A Cautionary Tale of the Importance of Culture
History is littered with business flops, some catastrophic, highly visible disasters that were often hugely hyped before their eventual doom. This year marks the 25th anniversary of one such calamity when media giants AOL and Time Warner combined their businesses in what has come to be described as the worst merger of all time.
In 2000, the dotcoms could do no wrong, and investment capital flowed freely, almost gushing from a seemingly bottomless well. AOL was the leader of the pack with its sky-high stock market valuation bid up by investors looking for a windfall; the young company was more valuable in market cap terms than many blue chips. Young, brash CEO Steve Case was already shopping around before the Time Warner opportunity came up.
By the late 1990s, the height of the dotcom era, businesses realized that they needed to be online, regardless of what they sold. Time Warner tried, and failed, to establish an online presence before the merger. The merger with AOL seemed like an obvious solution. Time Warner (TWC) would be able to connect with tens of millions of new subscribers. AOL would gain access to Time Warner’s cable network, as well as to the content. The whole deal was deemed transformative. Had these initial assumptions borne out, this may have been one of the most visionary transactions in history.
But it was not to be. Although the attorneys, accountants, and bankers did their due diligence on the numbers, no one took stock of the vastly different cultures of the two companies. AOL people seemed aggressive and arrogant to those from the traditional, staid, polite Time Warner side. And to those accustomed to the innovative, fast-paced culture at AOL, the byzantine bureaucracy of Time Warner left them aghast.
At the same time as this cultural discord, market forces converged to create an inferno that engulfed the dotcom market. That dotcom bust of 2000 meant that advertising dollars—the lifeline of AOL’s business model—dried up, and with those dollars went a huge portion of AOL’s subscribers. AOL and Time Warner executives had clashed often, but now they waged an all-out war on one another. The trail of despair in subsequent years included countless job losses, the decimation of retirement accounts, investigations by the Securities and Exchange Commission and the Justice Department, and countless executive upheavals. Ultimately, Steve Case was ousted, Time Warner divested AOL, and it was eventually sold to Verizon in 2015 for $4.4B, a significant fall from grace from its nearly $200B market capitalization in 2000.

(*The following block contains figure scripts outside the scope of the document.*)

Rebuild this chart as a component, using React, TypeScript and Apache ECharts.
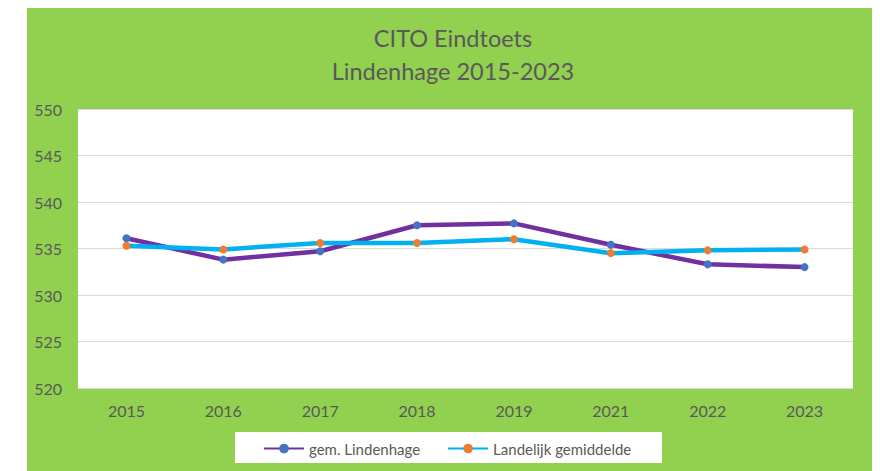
import React, { useEffect, useRef } from "react";
import * as echarts from "echarts";

const years = ["2015", "2016", "2017", "2018", "2019", "2021", "2022", "2023"];
const lindenhage = [536.1, 533.8, 534.7, 537.5, 537.7, 535.4, 533.3, 533.0];
const landelijk = [535.3, 534.9, 535.6, 535.6, 536.0, 534.5, 534.8, 534.9];
const titleLines = ["CITO Eindtoets", "Lindenhage 2015-2023"];
const seriesNames = ["gem. Lindenhage", "Landelijk gemiddelde"];

const FONT = "Lato, 'Open Sans', sans-serif";
const TEXT = "#595959";

export default function App() {
  const ref = useRef<HTMLDivElement>(null);
  useEffect(() => {
    if (!ref.current) return;
    const chart = echarts.init(ref.current, undefined, { renderer: "svg" });
    chart.setOption({
      animation: false,
      backgroundColor: "#ffffff",
      textStyle: { fontFamily: FONT },
      graphic: [
        {
          type: "rect",
          z: -10,
          silent: true,
          shape: { x: 27, y: 8, width: 845, height: 463 },
          style: { fill: "#92D050" },
        },
        {
          type: "rect",
          z: -5,
          silent: true,
          shape: { x: 235, y: 432, width: 427, height: 31 },
          style: { fill: "#ffffff" },
        },
      ],
      title: {
        text: titleLines.join("\n"),
        left: 448,
        textAlign: "center",
        top: 16,
        textStyle: {
          color: TEXT,
          fontFamily: FONT,
          fontSize: 23.5,
          fontWeight: "normal",
          lineHeight: 33,
        },
      },
      legend: {
        data: seriesNames,
        left: 263,
        top: 441,
        padding: 0,
        itemWidth: 40,
        itemHeight: 12,
        itemGap: 27,
        textStyle: { color: TEXT, fontSize: 15, fontFamily: FONT },
      },
      grid: {
        left: 78,
        top: 109,
        right: 27,
        bottom: 83,
        show: true,
        backgroundColor: "#ffffff",
        borderWidth: 0,
        containLabel: false,
      },
      xAxis: {
        type: "category",
        data: years,
        boundaryGap: true,
        axisLine: { show: false },
        axisTick: { show: false },
        axisLabel: { color: TEXT, fontSize: 16, fontFamily: FONT, margin: 14 },
      },
      yAxis: {
        type: "value",
        min: 520,
        max: 550,
        interval: 5,
        axisLine: { show: false },
        axisTick: { show: false },
        axisLabel: { color: TEXT, fontSize: 16, fontFamily: FONT, margin: 16 },
        splitLine: { lineStyle: { color: "#d9d9d9", width: 1 } },
      },
      series: [
        {
          name: seriesNames[0],
          type: "line",
          data: lindenhage,
          symbol: "circle",
          symbolSize: 8,
          lineStyle: { color: "#7030A0", width: 4.5 },
          itemStyle: { color: "#4472C4" },
        },
        {
          name: seriesNames[1],
          type: "line",
          data: landelijk,
          symbol: "circle",
          symbolSize: 8,
          lineStyle: { color: "#00B0F0", width: 4.5 },
          itemStyle: { color: "#ED7D31" },
        },
      ],
    });
    return () => chart.dispose();
  }, []);
  return (
    <div
      ref={ref}
      style={{ position: "absolute", left: 0, top: 0, width: 880, height: 471 }}
    />
  );
}
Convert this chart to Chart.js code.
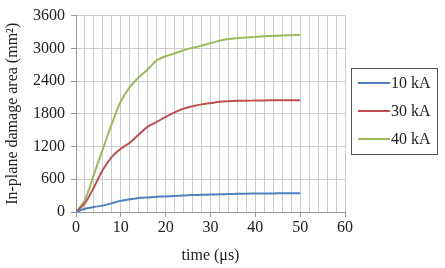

The story of merging companies is not only one of blending assets and strategies, but also of uniting people with distinct values, beliefs, traditions, and work practices. It is incumbent upon leadership to set the tone and define the culture of the new organization, and to conduct proper cultural due diligence in advance of any deal. AOL/Time Warner became a place of vicious boardroom infighting, management coups, shaky morale, and a general feeling that the whole effort to merge the old and new economies had been a farce. The Icarus-like arrogance and hubris of both Jerry Levin and Steve Case brought them too close to the sun, transforming the merger of the century into one of the biggest failures.
The collapse of AOL and Time Warner serves as a powerful reminder that culture is not a soft asset—it is a strategic one. Mergers may promise synergy on paper, but without alignment in purpose, communication, and values, even the most visionary deal can unravel. In the end, no amount of financial engineering can compensate for cultural blind spots. For leaders charting bold paths forward, the caution is clear: ignore culture at your peril.